When you buy your new home in Nanaimo, you want to make sure you are getting the best possible value for your money. Once you start exploring the options, you start to hear the terms ‘buyer’s market’, ‘seller’s market’ or ‘balanced market’ being tossed around. It is easy to get a general sense of what the terms mean: a buyer’s market means conditions are favourable for buyers to get their homes at a lower price, a seller’s market allows sellers to sell at a higher price, and balanced markets are balanced. When you start looking for a house, you should first understand if the market is conducive to the goals at hand. Taking the temperature of the market right at the start is very important - a buyer’s market is ‘cold’ and a seller’s market is ‘hot’.
Let us now understand the concepts in detail:
A seller’s market occurs when there are more potential buyers than homes or when there is a shortage of housing. Because of this shortage, sellers will often see several people competing to buy their property which will drive up the price of their property. This is a favourable situation for the sellers as they will get a great price for their homes. In this situation, buyers will have to pay more to beat out the competition.
A seller’s market would have an upward trend in home prices. Buyers will have to pay more to buy a property. Homes will sell quickly in a seller’s market so you see a decrease in the average number of days the home is on the market. You may even get multiple offers on the same homes. In a seller’s market, the buyer is inclined to bend to the seller’s demands. You may even see serious buyers often willing to pay more than list price. You may see buyers asking for fewer repairs and going for closings as per the seller’s desired timelines.
A buyer’s market is just the opposite of a seller’s market. A buyer's market happens when you have more supply than demand. It is when there are more homes for sale than buyers or there is a surplus in housing. This is an ideal situation for buyers because they can get a great deal. In a buyer's market, sellers may have to sell their homes at a lower price than the price they are expecting for their homes. They may even have to resort to staging and incentives to beat the competition and sell their homes.
A buyer’s market will see a downward trend in home prices. The houses may be listed on the market for a longer period because sellers may have to wait to receive the offer they are willing to accept. Since there is an excess of homes available, sellers are unlikely to get multiple offers for their property. In a buyer’s market, the sellers are often willing to negotiate.
A balanced market happens when there is the same number of homes for sale as there are buyers. This may seem to be a hypothetical situation as the number of homes for sale and the number of buyers available cannot be the same in any market at any given point of time.
Months’ Supply of Inventory or MSI:
MSI is the simplest indicative factor of whether we are in the buyer’s market or seller’s market. Months’ supply of inventory refers to the number of months it would take for the current inventory of homes on the market to sell given the current sales pace. The inventory typically refers to the number of homes actively for sale in a particular market. If the inventory in a particular market is low, it is most likely a seller's market.

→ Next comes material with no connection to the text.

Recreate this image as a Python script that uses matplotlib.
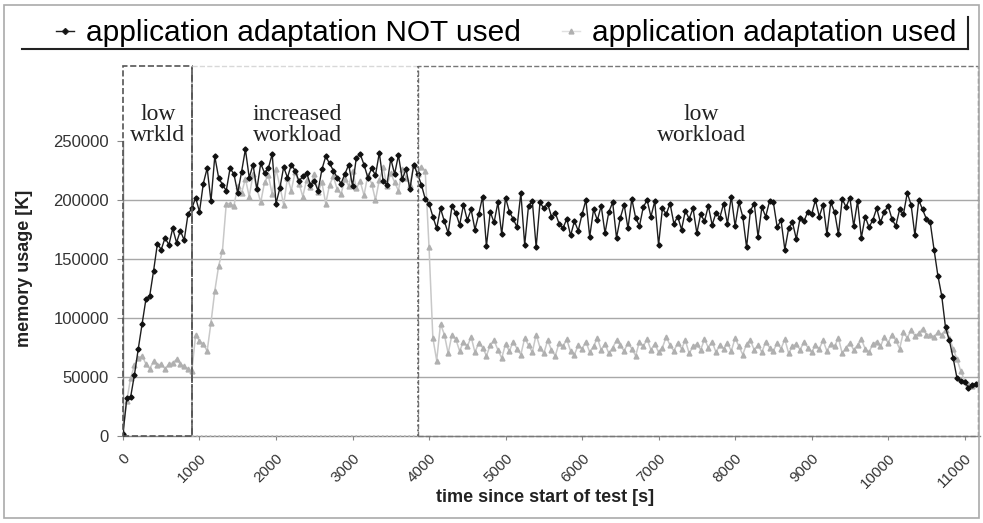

It is important to remember that even within the same country or the same province, there can be several different markets. The trends might even change and a buyer's and seller's markets don't last forever. You need to study the current housing market you are interested in, to understand if it is a buyer's market or a seller's market. For the most part, life is good if you are a buyer in the buyer’s market and a seller in the seller’s market.